* GOAL OF THE EXERCISE
Copy out every line of the data exactly.

----

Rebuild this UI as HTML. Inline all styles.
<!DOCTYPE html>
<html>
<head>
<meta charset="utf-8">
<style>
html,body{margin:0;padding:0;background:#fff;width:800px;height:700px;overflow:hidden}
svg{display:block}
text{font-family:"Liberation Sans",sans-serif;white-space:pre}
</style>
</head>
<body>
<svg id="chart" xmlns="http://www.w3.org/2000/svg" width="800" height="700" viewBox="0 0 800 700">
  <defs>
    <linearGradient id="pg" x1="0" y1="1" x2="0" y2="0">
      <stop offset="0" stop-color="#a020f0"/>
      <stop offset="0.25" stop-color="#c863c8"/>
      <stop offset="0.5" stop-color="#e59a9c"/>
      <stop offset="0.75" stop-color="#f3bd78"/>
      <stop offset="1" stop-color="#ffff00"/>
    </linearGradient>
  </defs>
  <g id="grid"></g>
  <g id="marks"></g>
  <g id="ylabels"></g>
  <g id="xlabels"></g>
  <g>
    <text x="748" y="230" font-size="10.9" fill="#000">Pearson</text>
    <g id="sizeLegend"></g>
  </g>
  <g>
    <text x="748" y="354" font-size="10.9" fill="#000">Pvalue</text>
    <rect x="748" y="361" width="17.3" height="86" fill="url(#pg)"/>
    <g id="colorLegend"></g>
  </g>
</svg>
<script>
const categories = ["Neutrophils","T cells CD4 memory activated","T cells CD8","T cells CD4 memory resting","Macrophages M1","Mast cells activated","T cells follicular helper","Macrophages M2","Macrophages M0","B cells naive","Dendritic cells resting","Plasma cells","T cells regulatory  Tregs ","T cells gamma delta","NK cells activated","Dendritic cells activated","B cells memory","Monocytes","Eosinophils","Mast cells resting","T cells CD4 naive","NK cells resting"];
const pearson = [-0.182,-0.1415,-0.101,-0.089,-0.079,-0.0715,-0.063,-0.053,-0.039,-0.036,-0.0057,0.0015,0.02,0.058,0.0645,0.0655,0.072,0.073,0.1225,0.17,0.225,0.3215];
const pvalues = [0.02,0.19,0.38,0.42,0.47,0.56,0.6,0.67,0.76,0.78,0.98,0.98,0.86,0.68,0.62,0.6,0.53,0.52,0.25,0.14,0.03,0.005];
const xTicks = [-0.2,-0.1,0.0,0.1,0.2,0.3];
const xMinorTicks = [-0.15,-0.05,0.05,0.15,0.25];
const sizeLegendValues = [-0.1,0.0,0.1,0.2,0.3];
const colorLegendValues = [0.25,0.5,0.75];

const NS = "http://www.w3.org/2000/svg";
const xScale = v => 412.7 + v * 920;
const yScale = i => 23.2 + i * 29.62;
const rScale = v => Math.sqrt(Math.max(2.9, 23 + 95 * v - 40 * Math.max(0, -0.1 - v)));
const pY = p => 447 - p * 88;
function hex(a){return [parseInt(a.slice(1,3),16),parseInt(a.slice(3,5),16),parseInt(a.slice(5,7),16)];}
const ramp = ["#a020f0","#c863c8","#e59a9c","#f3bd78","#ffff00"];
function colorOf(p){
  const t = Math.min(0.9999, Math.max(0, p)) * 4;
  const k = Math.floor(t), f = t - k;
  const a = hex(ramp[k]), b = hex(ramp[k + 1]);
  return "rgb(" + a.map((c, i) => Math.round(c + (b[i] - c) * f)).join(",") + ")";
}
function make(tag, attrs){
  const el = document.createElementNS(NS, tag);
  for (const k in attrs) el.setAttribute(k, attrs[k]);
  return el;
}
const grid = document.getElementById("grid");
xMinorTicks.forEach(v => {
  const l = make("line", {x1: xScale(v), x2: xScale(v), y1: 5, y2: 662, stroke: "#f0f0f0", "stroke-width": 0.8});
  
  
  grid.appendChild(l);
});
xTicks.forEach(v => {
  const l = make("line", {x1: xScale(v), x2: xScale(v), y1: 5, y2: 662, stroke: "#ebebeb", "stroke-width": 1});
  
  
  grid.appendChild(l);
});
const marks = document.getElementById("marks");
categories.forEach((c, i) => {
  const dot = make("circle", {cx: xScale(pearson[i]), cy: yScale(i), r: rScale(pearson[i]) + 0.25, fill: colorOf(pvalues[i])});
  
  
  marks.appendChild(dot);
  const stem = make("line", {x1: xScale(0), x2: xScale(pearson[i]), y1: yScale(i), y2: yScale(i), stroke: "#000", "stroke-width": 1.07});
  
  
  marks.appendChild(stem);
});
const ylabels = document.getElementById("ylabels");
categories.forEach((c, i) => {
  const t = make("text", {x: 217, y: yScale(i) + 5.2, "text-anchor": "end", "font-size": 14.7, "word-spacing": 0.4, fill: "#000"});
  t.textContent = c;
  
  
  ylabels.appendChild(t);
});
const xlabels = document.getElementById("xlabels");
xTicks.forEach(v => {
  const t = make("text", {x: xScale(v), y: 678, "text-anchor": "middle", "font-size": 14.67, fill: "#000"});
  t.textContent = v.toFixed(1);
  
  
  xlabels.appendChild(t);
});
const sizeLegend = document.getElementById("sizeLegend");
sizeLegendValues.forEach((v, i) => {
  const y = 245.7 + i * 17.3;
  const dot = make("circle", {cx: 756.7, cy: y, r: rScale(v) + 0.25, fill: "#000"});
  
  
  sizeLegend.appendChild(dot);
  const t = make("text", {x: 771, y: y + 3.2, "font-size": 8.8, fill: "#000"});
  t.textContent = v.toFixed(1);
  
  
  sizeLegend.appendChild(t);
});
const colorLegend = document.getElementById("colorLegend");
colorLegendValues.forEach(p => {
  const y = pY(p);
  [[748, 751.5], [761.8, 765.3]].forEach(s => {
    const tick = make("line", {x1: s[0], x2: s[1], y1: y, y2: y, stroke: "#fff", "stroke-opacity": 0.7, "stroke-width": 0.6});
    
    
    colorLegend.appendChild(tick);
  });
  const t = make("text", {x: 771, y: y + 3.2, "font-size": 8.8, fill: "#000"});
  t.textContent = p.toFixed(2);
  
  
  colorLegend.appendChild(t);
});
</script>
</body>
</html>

----

* EXERCISE ANSWER
Rebuild this UI as HTML. Inline all styles.
<!DOCTYPE html>
<html>
<head>
<meta charset="utf-8">
<style>
html,body{margin:0;padding:0;background:#fff;width:800px;height:700px;overflow:hidden}
svg{display:block}
text{font-family:"Liberation Sans",sans-serif;white-space:pre}
</style>
</head>
<body>
<svg id="chart" xmlns="http://www.w3.org/2000/svg" width="800" height="700" viewBox="0 0 800 700">
  <defs>
    <linearGradient id="pg" x1="0" y1="1" x2="0" y2="0">
      <stop offset="0" stop-color="#a020f0"/>
      <stop offset="0.25" stop-color="#c863c8"/>
      <stop offset="0.5" stop-color="#e59a9c"/>
      <stop offset="0.75" stop-color="#f3bd78"/>
      <stop offset="1" stop-color="#ffff00"/>
    </linearGradient>
  </defs>
  <g id="grid"></g>
  <g id="marks"></g>
  <g id="ylabels"></g>
  <g id="xlabels"></g>
  <g>
    <text x="748" y="230" font-size="10.9" fill="#000">Pearson</text>
    <g id="sizeLegend"></g>
  </g>
  <g>
    <text x="748" y="354" font-size="10.9" fill="#000">Pvalue</text>
    <rect x="748" y="361" width="17.3" height="86" fill="url(#pg)"/>
    <g id="colorLegend"></g>
  </g>
</svg>
<script>
const categories = ["Neutrophils","T cells CD4 memory activated","T cells CD8","T cells CD4 memory resting","Macrophages M1","Mast cells activated","T cells follicular helper","Macrophages M2","Macrophages M0","B cells naive","Dendritic cells resting","Plasma cells","T cells regulatory  Tregs ","T cells gamma delta","NK cells activated","Dendritic cells activated","B cells memory","Monocytes","Eosinophils","Mast cells resting","T cells CD4 naive","NK cells resting"];
const pearson = [-0.182,-0.1415,-0.101,-0.089,-0.079,-0.0715,-0.063,-0.053,-0.039,-0.036,-0.0057,0.0015,0.02,0.058,0.0645,0.0655,0.072,0.073,0.1225,0.17,0.225,0.3215];
const pvalues = [0.02,0.19,0.38,0.42,0.47,0.56,0.6,0.67,0.76,0.78,0.98,0.98,0.86,0.68,0.62,0.6,0.53,0.52,0.25,0.14,0.03,0.005];
const xTicks = [-0.2,-0.1,0.0,0.1,0.2,0.3];
const xMinorTicks = [-0.15,-0.05,0.05,0.15,0.25];
const sizeLegendValues = [-0.1,0.0,0.1,0.2,0.3];
const colorLegendValues = [0.25,0.5,0.75];

const NS = "http://www.w3.org/2000/svg";
const xScale = v => 412.7 + v * 920;
const yScale = i => 23.2 + i * 29.62;
const rScale = v => Math.sqrt(Math.max(2.9, 23 + 95 * v - 40 * Math.max(0, -0.1 - v)));
const pY = p => 447 - p * 88;
function hex(a){return [parseInt(a.slice(1,3),16),parseInt(a.slice(3,5),16),parseInt(a.slice(5,7),16)];}
const ramp = ["#a020f0","#c863c8","#e59a9c","#f3bd78","#ffff00"];
function colorOf(p){
  const t = Math.min(0.9999, Math.max(0, p)) * 4;
  const k = Math.floor(t), f = t - k;
  const a = hex(ramp[k]), b = hex(ramp[k + 1]);
  return "rgb(" + a.map((c, i) => Math.round(c + (b[i] - c) * f)).join(",") + ")";
}
function make(tag, attrs){
  const el = document.createElementNS(NS, tag);
  for (const k in attrs) el.setAttribute(k, attrs[k]);
  return el;
}
const grid = document.getElementById("grid");
xMinorTicks.forEach(v => {
  const l = make("line", {x1: xScale(v), x2: xScale(v), y1: 5, y2: 662, stroke: "#f0f0f0", "stroke-width": 0.8});
  
  
  grid.appendChild(l);
});
xTicks.forEach(v => {
  const l = make("line", {x1: xScale(v), x2: xScale(v), y1: 5, y2: 662, stroke: "#ebebeb", "stroke-width": 1});
  
  
  grid.appendChild(l);
});
const marks = document.getElementById("marks");
categories.forEach((c, i) => {
  const dot = make("circle", {cx: xScale(pearson[i]), cy: yScale(i), r: rScale(pearson[i]) + 0.25, fill: colorOf(pvalues[i])});
  
  
  marks.appendChild(dot);
  const stem = make("line", {x1: xScale(0), x2: xScale(pearson[i]), y1: yScale(i), y2: yScale(i), stroke: "#000", "stroke-width": 1.07});
  
  
  marks.appendChild(stem);
});
const ylabels = document.getElementById("ylabels");
categories.forEach((c, i) => {
  const t = make("text", {x: 217, y: yScale(i) + 5.2, "text-anchor": "end", "font-size": 14.7, "word-spacing": 0.4, fill: "#000"});
  t.textContent = c;
  
  
  ylabels.appendChild(t);
});
const xlabels = document.getElementById("xlabels");
xTicks.forEach(v => {
  const t = make("text", {x: xScale(v), y: 678, "text-anchor": "middle", "font-size": 14.67, fill: "#000"});
  t.textContent = v.toFixed(1);
  
  
  xlabels.appendChild(t);
});
const sizeLegend = document.getElementById("sizeLegend");
sizeLegendValues.forEach((v, i) => {
  const y = 245.7 + i * 17.3;
  const dot = make("circle", {cx: 756.7, cy: y, r: rScale(v) + 0.25, fill: "#000"});
  
  
  sizeLegend.appendChild(dot);
  const t = make("text", {x: 771, y: y + 3.2, "font-size": 8.8, fill: "#000"});
  t.textContent = v.toFixed(1);
  
  
  sizeLegend.appendChild(t);
});
const colorLegend = document.getElementById("colorLegend");
colorLegendValues.forEach(p => {
  const y = pY(p);
  [[748, 751.5], [761.8, 765.3]].forEach(s => {
    const tick = make("line", {x1: s[0], x2: s[1], y1: y, y2: y, stroke: "#fff", "stroke-opacity": 0.7, "stroke-width": 0.6});
    
    
    colorLegend.appendChild(tick);
  });
  const t = make("text", {x: 771, y: y + 3.2, "font-size": 8.8, fill: "#000"});
  t.textContent = p.toFixed(2);
  
  
  colorLegend.appendChild(t);
});
</script>
</body>
</html>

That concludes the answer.